Si la cohérence du propos, sur fond de guerre vouée à ne jamais s’achever, est nourrie par le jeu souvent intense des solistes, qui rendent prégnante, malgré les tics d’un certain théâtre psychologique, l’évolution des personnages qu’ils incarnent, l’esthétique n’évite pas le piège d’une contemporanéité devenue poncive. Non seulement dans cette chambre où, en plus d’un méchant canapé et d’un lit à baldaquin, se dresse, sans raison manifeste, une paire d’enceintes, devant des rideaux de lamelles argentées, complétés par l’inévitable boule à facettes, mais aussi, et surtout, parce qu’Alfred Mayerhofer, le créateur des costumes, donne l’impression d’avoir dévalisé une friperie vintage.
Sur le chœur, enfin, plane l’ombre, forcément tutélaire – puisqu’il a été à la tête de la maison pendant dix ans, jusqu’à l’été 2022 –, de Barrie Kosky. Son art de mettre en mouvement cette entité collective, d’en faire un protagoniste à part entière, manque d’autant plus trois semaines après l’avoir vu, une nouvelle fois, à l’œuvre dans Hercules, à Francfort (voir dans ce numéro). Ce n’est d’ailleurs pas tant l’élan qui fait défaut à ses membres, toujours vocalement fervents, mais plutôt une direction. L’image des cadavres amoncelés, aux vêtements blancs maculés du sang d’une énième bataille, se relevant pour écouter dans la pénombre, après les ultimes accords belliqueux de la partition, le nouveau roi entonner l’élégiaque King David d’Herbert Howells (1892-1983), n’en est pas moins belle et émouvante.

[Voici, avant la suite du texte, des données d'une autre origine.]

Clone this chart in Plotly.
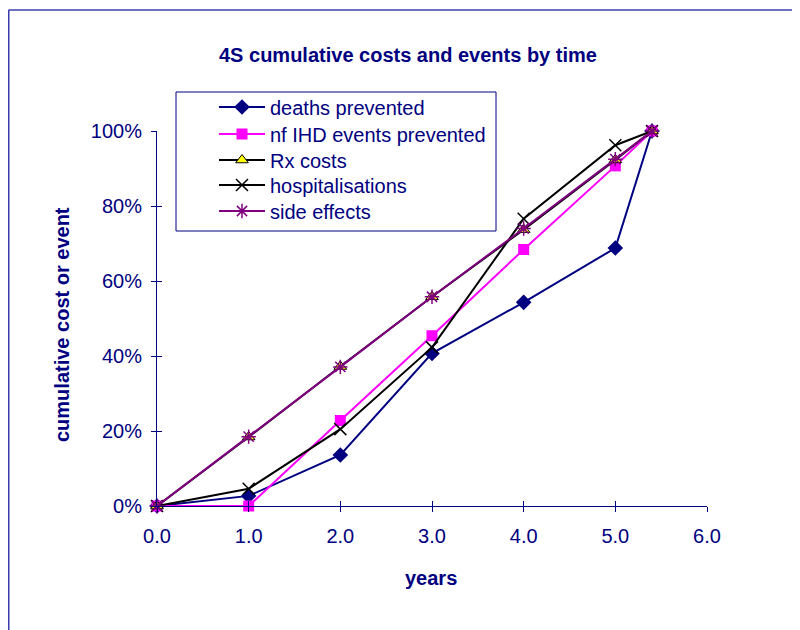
import plotly.graph_objects as go

years = [0.0, 1.0, 2.0, 3.0, 4.0, 5.0, 5.4]
deaths_prevented = [0.0, 0.027, 0.136, 0.407, 0.543, 0.688, 1.0]
nf_ihd_prevented = [0.0, 0.0, 0.228, 0.454, 0.684, 0.907, 1.0]
rx_costs = [0.0, 0.184, 0.372, 0.558, 0.737, 0.923, 1.0]
hospitalisations = [0.0, 0.046, 0.205, 0.423, 0.766, 0.962, 1.0]
side_effects = [0.0, 0.185, 0.371, 0.558, 0.740, 0.925, 1.0]

x_ticks = [0, 1, 2, 3, 4, 5, 6]
x_tick_text = ["0.0", "1.0", "2.0", "3.0", "4.0", "5.0", "6.0"]
y_ticks = [0, 0.2, 0.4, 0.6, 0.8, 1.0]
y_tick_text = ["0%", "20%", "40%", "60%", "80%", "100%"]

NAVY = "#000080"
FONT = "Liberation Sans, Arial, sans-serif"

# page body has an 8px margin: work in reference pixels, shift by OFF
OFF = 8
W, H = 800 - OFF, 630 - OFF
X0_REF, X6_REF, Y0_REF, Y100_REF = 157, 707, 506, 131
ml = X0_REF - OFF
mr = W - (X6_REF - OFF)
mt = Y100_REF - OFF
mb = H - (Y0_REF - OFF)
pw, ph = W - ml - mr, H - mt - mb


def px(xr):
    return (xr - OFF - ml) / pw


def py(yr):
    return (H - mb - (yr - OFF)) / ph


fig = go.Figure()
fig.add_trace(go.Scatter(x=years, y=deaths_prevented, name="deaths prevented", mode="lines+markers",
                         line=dict(color=NAVY, width=2), legend="legend",
                         marker=dict(symbol="diamond", size=12, color=NAVY), cliponaxis=False))
fig.add_trace(go.Scatter(x=years, y=nf_ihd_prevented, name="nf IHD events prevented", mode="lines+markers",
                         line=dict(color="#ff00ff", width=2), legend="legend2",
                         marker=dict(symbol="square", size=11, color="#ff00ff"), cliponaxis=False))
fig.add_trace(go.Scatter(x=years, y=rx_costs, name="Rx costs", mode="lines+markers",
                         line=dict(color="#000000", width=2), legend="legend3",
                         marker=dict(symbol="triangle-up", size=11, color="#ffff00",
                                     line=dict(color="#000000", width=1)), cliponaxis=False))
fig.add_trace(go.Scatter(x=years, y=hospitalisations, name="hospitalisations", mode="lines+markers",
                         line=dict(color="#000000", width=2), legend="legend4",
                         marker=dict(symbol="x-thin-open", size=12, color="#000000",
                                     line=dict(color="#000000", width=1.5)), cliponaxis=False))
fig.add_trace(go.Scatter(x=years, y=side_effects, name="side effects", mode="lines+markers",
                         line=dict(color="#800080", width=2), legend="legend5",
                         marker=dict(symbol="asterisk-open", size=12, color="#800080",
                                     line=dict(color="#800080", width=1.5)), cliponaxis=False))
# helper trace so the overlay axes (inner half of the crossing tick marks) render
fig.add_trace(go.Scatter(x=[None], y=[None], xaxis="x2", yaxis="y2", showlegend=False, hoverinfo="skip"))

entry_y = [107, 134, 160, 185, 211]
legend_x = 214


def leg(yc):
    return dict(x=px(legend_x), y=py(yc), xanchor="left", yanchor="middle",
                bgcolor="rgba(0,0,0,0)", borderwidth=0, itemwidth=46,
                font=dict(family=FONT, size=20, color=NAVY))


fig.update_layout(
    width=W, height=H,
    margin=dict(l=ml, r=mr, t=mt, b=mb, pad=0),
    paper_bgcolor="white", plot_bgcolor="rgba(0,0,0,0)",
    font=dict(family=FONT, color=NAVY, size=20),
    showlegend=True,
    legend=leg(entry_y[0]), legend2=leg(entry_y[1]), legend3=leg(entry_y[2]),
    legend4=leg(entry_y[3]), legend5=leg(entry_y[4]),
    xaxis=dict(range=[0, 6], tickvals=x_ticks, ticktext=x_tick_text, ticks="outside", ticklen=5,
               tickcolor=NAVY, tickwidth=1, showline=True, linecolor=NAVY, linewidth=1,
               showgrid=False, zeroline=False, tickfont=dict(size=20, color=NAVY),
               ticklabelstandoff=7, fixedrange=True),
    yaxis=dict(range=[0, 1], tickvals=y_ticks, ticktext=y_tick_text, ticks="outside", ticklen=5,
               tickcolor=NAVY, tickwidth=1, showline=True, linecolor=NAVY, linewidth=1,
               showgrid=False, zeroline=False, tickfont=dict(size=20, color=NAVY),
               ticklabelstandoff=5, fixedrange=True),
    xaxis2=dict(range=[0, 6], tickvals=x_ticks, ticks="inside", ticklen=5, tickcolor=NAVY,
                showticklabels=False, showline=False, showgrid=False, zeroline=False,
                overlaying="x", anchor="y", side="bottom"),
    yaxis2=dict(range=[0, 1], tickvals=y_ticks, ticks="inside", ticklen=5, tickcolor=NAVY,
                showticklabels=False, showline=False, showgrid=False, zeroline=False,
                overlaying="y", anchor="x", side="left"),
    shapes=[
        dict(type="rect", xref="paper", yref="paper", x0=px(176), x1=px(496), y0=py(231), y1=py(92),
             line=dict(color=NAVY, width=1), fillcolor="white", layer="below"),
        dict(type="line", xref="paper", yref="paper", x0=px(8.5), x1=px(800), y0=py(10), y1=py(10),
             line=dict(color="#6f6fbf", width=2)),
        dict(type="line", xref="paper", yref="paper", x0=px(8.5), x1=px(8.5), y0=py(10), y1=py(630),
             line=dict(color="#3a3aaa", width=2)),
    ],
    annotations=[
        dict(text="<b>4S cumulative costs and events by time</b>", xref="paper", yref="paper",
             x=px(408), y=py(55), xanchor="center", yanchor="middle", showarrow=False,
             font=dict(family=FONT, size=20, color=NAVY)),
        dict(text="<b>cumulative cost or event</b>", xref="paper", yref="paper",
             x=px(62), y=py(325), xanchor="center", yanchor="middle", showarrow=False, textangle=-90,
             font=dict(family=FONT, size=20, color=NAVY)),
        dict(text="<b>years</b>", xref="paper", yref="paper",
             x=px(431), y=py(578), xanchor="center", yanchor="middle", showarrow=False,
             font=dict(family=FONT, size=20, color=NAVY)),
    ],
)

fig.write_html("out.html")
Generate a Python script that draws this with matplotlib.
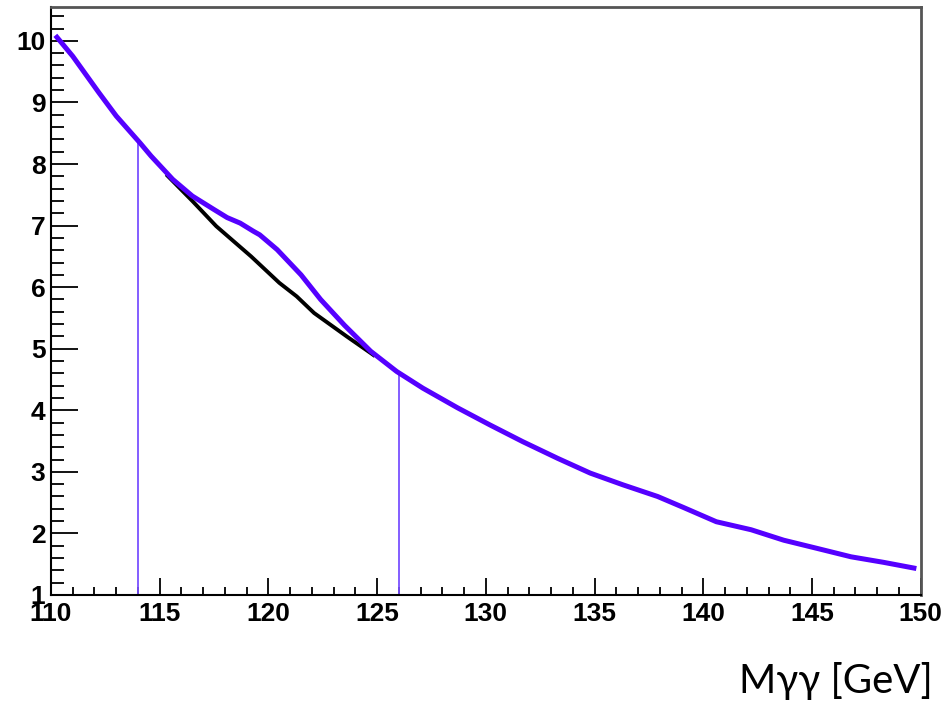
import matplotlib
matplotlib.use("Agg")
import matplotlib.pyplot as plt
from matplotlib.ticker import MultipleLocator

# Blue curve (signal + background)
blue_x = [110.2, 111.0, 112.2, 113.0, 114.1, 114.6, 115.6, 116.5, 117.5, 118.1,
          118.7, 119.3, 119.6, 120.4, 121.5, 122.4, 123.5, 124.7, 125.9, 127.1,
          128.7, 130.2, 131.7, 133.3, 134.8, 136.3, 137.9, 139.1, 140.6, 142.2,
          143.7, 145.2, 146.8, 148.3, 149.8]
blue_y = [10.09, 9.75, 9.16, 8.78, 8.34, 8.13, 7.75, 7.48, 7.26, 7.13,
          7.04, 6.91, 6.85, 6.61, 6.20, 5.80, 5.38, 4.96, 4.63, 4.36,
          4.04, 3.76, 3.49, 3.22, 2.98, 2.79, 2.60, 2.42, 2.19, 2.06,
          1.89, 1.76, 1.62, 1.53, 1.43]

# Black curve (background only)
black_x = [115.3, 116.5, 117.6, 119.2, 120.5, 121.3, 122.1, 123.6, 124.7, 124.9]
black_y = [7.83, 7.40, 6.99, 6.50, 6.07, 5.85, 5.58, 5.20, 4.93, 4.88]

# Vertical window markers
vline_x = [114.0, 126.0]
vline_top = [8.34, 4.60]

x_ticks = [110, 115, 120, 125, 130, 135, 140, 145, 150]
y_ticks = [1, 2, 3, 4, 5, 6, 7, 8, 9, 10]
xlabel = "Mγγ [GeV]"

fig = plt.figure(figsize=(9.47, 7.02), dpi=100)
ax = fig.add_axes([51 / 947, (702 - 595) / 702, (920.7 - 51) / 947, (595 - 7) / 702])

for vx, vt in zip(vline_x, vline_top):
    ax.plot([vx, vx], [1, vt], color="#7a50ff", lw=1.3, zorder=2)

ax.plot(black_x, black_y, color="black", lw=2.8, zorder=3, solid_capstyle="butt")
ax.plot(blue_x, blue_y, color="#5500ff", lw=3.6, zorder=4, solid_capstyle="butt")

ax.set_xlim(110, 150)
ax.set_ylim(1, 10.55)

ax.set_xticks(x_ticks)
ax.set_yticks(y_ticks)
ax.xaxis.set_minor_locator(MultipleLocator(1))
ax.yaxis.set_minor_locator(MultipleLocator(0.2))

ax.tick_params(axis="both", which="both", direction="in", top=False, right=False,
               color="black", width=1.3)
ax.tick_params(axis="y", which="major", length=19.5, pad=4)
ax.tick_params(axis="y", which="minor", length=9.5)
ax.tick_params(axis="x", which="major", length=12.5, pad=5)
ax.tick_params(axis="x", which="minor", length=6)

ax.set_xticklabels([str(t) for t in x_ticks], fontfamily="Liberation Sans",
                   fontweight="bold", fontsize=19)
ax.set_yticklabels([str(t) for t in y_ticks], fontfamily="Liberation Sans",
                   fontweight="bold", fontsize=19)

for side in ["left", "bottom"]:
    ax.spines[side].set_color("black")
    ax.spines[side].set_linewidth(1.5)
for side in ["top", "right"]:
    ax.spines[side].set_color("#555555")
    ax.spines[side].set_linewidth(2)

fig.text(933 / 947, (702 - 693) / 702, xlabel, ha="right", va="baseline",
         fontfamily="Lato", fontsize=29, color="black")

fig.savefig("out.png", dpi=100)
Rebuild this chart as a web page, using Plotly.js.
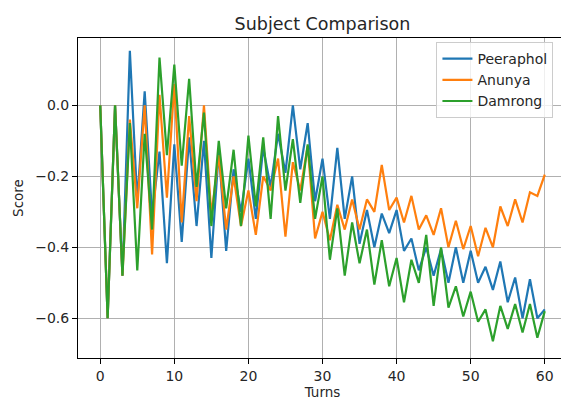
<!DOCTYPE html>
<html>
<head>
<meta charset="utf-8">
<script src="https://cdn.plot.ly/plotly-3.0.1.min.js"></script>
<style>
html,body{margin:0;padding:0;overflow:hidden;background:#fff;}
#chart{width:568px;height:400px;}
</style>
</head>
<body>
<div id="chart"></div>
<script>
const turns = Array.from({length: 61}, (_, i) => i);

const peeraphol = [0.0, -0.6, 0.0, -0.48, 0.154, -0.27, 0.04, -0.31, -0.13, -0.445,
  -0.11, -0.385, -0.09, -0.34, -0.10, -0.43, -0.13, -0.41, -0.18, -0.30,
  -0.15, -0.32, -0.12, -0.23, -0.08, -0.19, 0.0, -0.18, -0.05, -0.27,
  -0.15, -0.32, -0.12, -0.32, -0.20, -0.39, -0.295, -0.40, -0.305, -0.36,
  -0.295, -0.41, -0.375, -0.465, -0.40, -0.48, -0.405, -0.50, -0.40, -0.50,
  -0.41, -0.50, -0.455, -0.52, -0.44, -0.555, -0.485, -0.60, -0.49, -0.60,
  -0.575];

const anunya = [0.0, -0.6, 0.0, -0.48, -0.04, -0.29, 0.0, -0.42, 0.03, -0.26,
  0.06, -0.33, -0.03, -0.27, 0.0, -0.31, -0.14, -0.35, -0.20, -0.34,
  -0.24, -0.365, -0.20, -0.24, -0.15, -0.37, -0.16, -0.24, -0.115, -0.375,
  -0.30, -0.38, -0.28, -0.35, -0.265, -0.35, -0.265, -0.30, -0.168, -0.295,
  -0.26, -0.33, -0.255, -0.35, -0.31, -0.365, -0.29, -0.40, -0.325, -0.405,
  -0.34, -0.425, -0.345, -0.40, -0.285, -0.34, -0.265, -0.33, -0.245, -0.255,
  -0.195];

const damrong = [0.0, -0.6, 0.0, -0.48, -0.05, -0.465, -0.08, -0.35, 0.135, -0.14,
  0.115, -0.17, 0.075, -0.23, -0.02, -0.34, -0.10, -0.29, -0.125, -0.34,
  -0.085, -0.285, -0.09, -0.32, -0.03, -0.24, -0.095, -0.275, -0.11, -0.32,
  -0.20, -0.435, -0.29, -0.48, -0.33, -0.445, -0.35, -0.505, -0.38, -0.51,
  -0.43, -0.555, -0.435, -0.50, -0.365, -0.565, -0.40, -0.57, -0.51, -0.595,
  -0.525, -0.61, -0.575, -0.665, -0.565, -0.63, -0.56, -0.64, -0.56, -0.655,
  -0.58];

const names = ['Peeraphol', 'Anunya', 'Damrong'];
const colors = ['#1f77b4', '#ff7f0e', '#2ca02c'];
const series = [peeraphol, anunya, damrong];

const traces = series.map((s, k) => ({
  x: turns, y: s, type: 'scatter', mode: 'lines', name: names[k],
  line: {color: colors[k], width: 2.2}
}));

const fam = 'DejaVu Sans, sans-serif';
const tickFont = {family: fam, size: 14, color: '#262626'};
const titleFont = {family: fam, size: 13.5, color: '#262626'};

const layout = {
  width: 568, height: 400,
  margin: {l: 78, r: 1, t: 38, b: 42},
  paper_bgcolor: '#fff', plot_bgcolor: '#fff',
  font: tickFont,
  showlegend: true,
  title: {text: 'Subject Comparison', font: {family: fam, size: 17.5, color: '#262626'},
          x: 0.5, xanchor: 'center', xref: 'paper', y: 0.94, yanchor: 'middle'},
  xaxis: {
    range: [-3, 63], tickvals: [0, 10, 20, 30, 40, 50, 60],
    showgrid: true, gridcolor: '#b0b0b0', gridwidth: 1,
    zeroline: false, showline: true, linecolor: '#000', linewidth: 1, mirror: true,
    ticks: 'outside', ticklen: 5, tickcolor: '#000',
    title: {text: 'Turns', font: titleFont, standoff: 10},
    tickfont: tickFont
  },
  yaxis: {
    range: [-0.712, 0.19], tickvals: [-0.6, -0.4, -0.2, 0.0], tickformat: '.1f',
    showgrid: true, gridcolor: '#b0b0b0', gridwidth: 1,
    zeroline: false, showline: true, linecolor: '#000', linewidth: 1, mirror: true,
    ticks: 'outside', ticklen: 5, tickcolor: '#000',
    title: {text: 'Score', font: titleFont, standoff: 8},
    tickfont: tickFont
  },
  legend: {
    x: 0.733, xanchor: 'left', y: 0.9875, yanchor: 'top',
    bgcolor: 'rgba(255,255,255,0.8)', bordercolor: '#cccccc', borderwidth: 1,
    font: {family: fam, size: 14, color: '#262626'}, itemwidth: 30
  }
};

Plotly.newPlot('chart', traces, layout, {displayModeBar: false, staticPlot: true});
</script>
</body>
</html>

Le jeune contre-ténor américain Aryeh Nussbaum Cohen y confirme sa sensibilité, comme la douceur presque adolescente du timbre, qui n’empêche pas une projection vigoureuse. Assez ingrat en italien, le ténor de Rupert Charlesworth retrouve, avec sa langue natale, ses couleurs les plus tendres, pour un Jonathan d’une bouleversante dévotion amoureuse.
À l’inverse, Luca Tittoto se heurte, en Saul, à un anglais peu idiomatique, qui amoindrit, à plusieurs reprises, l’impact d’une basse a priori idéalement taillée pour le rôle. Quant à Tansel Akzeybek, il se révèle plus éloquent que souple, ce dont le Grand Prêtre ne se satisfait qu’à demi, particulièrement dans « While yet thy tide of blood runs high ».
La troupe (Ensemble) et l’Opéra Studio (Opernstudio) pourvoient le reste de la distribution, avec de vraies présences, sinon des instruments suffisamment saillants. Mais alors même que Nadja Mchantaf, soprano à – presque – tout faire du Komische Oper, et Penny Sofroniadou parent Michal et Merab, caractères antagonistes s’il en est, d’une lumière assez interchangeable, l’émission trop relâchée de la première contraste pertinemment avec le chant droit de la seconde.
Plus d’une fois, du côté des bois surtout, le son de l’orchestre paraît anachronique, à l’instar de l’absence d’ornements et d’appogiatures. L’énergie dont David Bates est prodigue au pupitre, son attention à la variété des accents et aux contrastes finissent, néanmoins, par donner, sinon sa pleine (dé)mesure, du moins de vifs reliefs, à ce monument, ici quelque peu resserré, du drame biblique haendélien.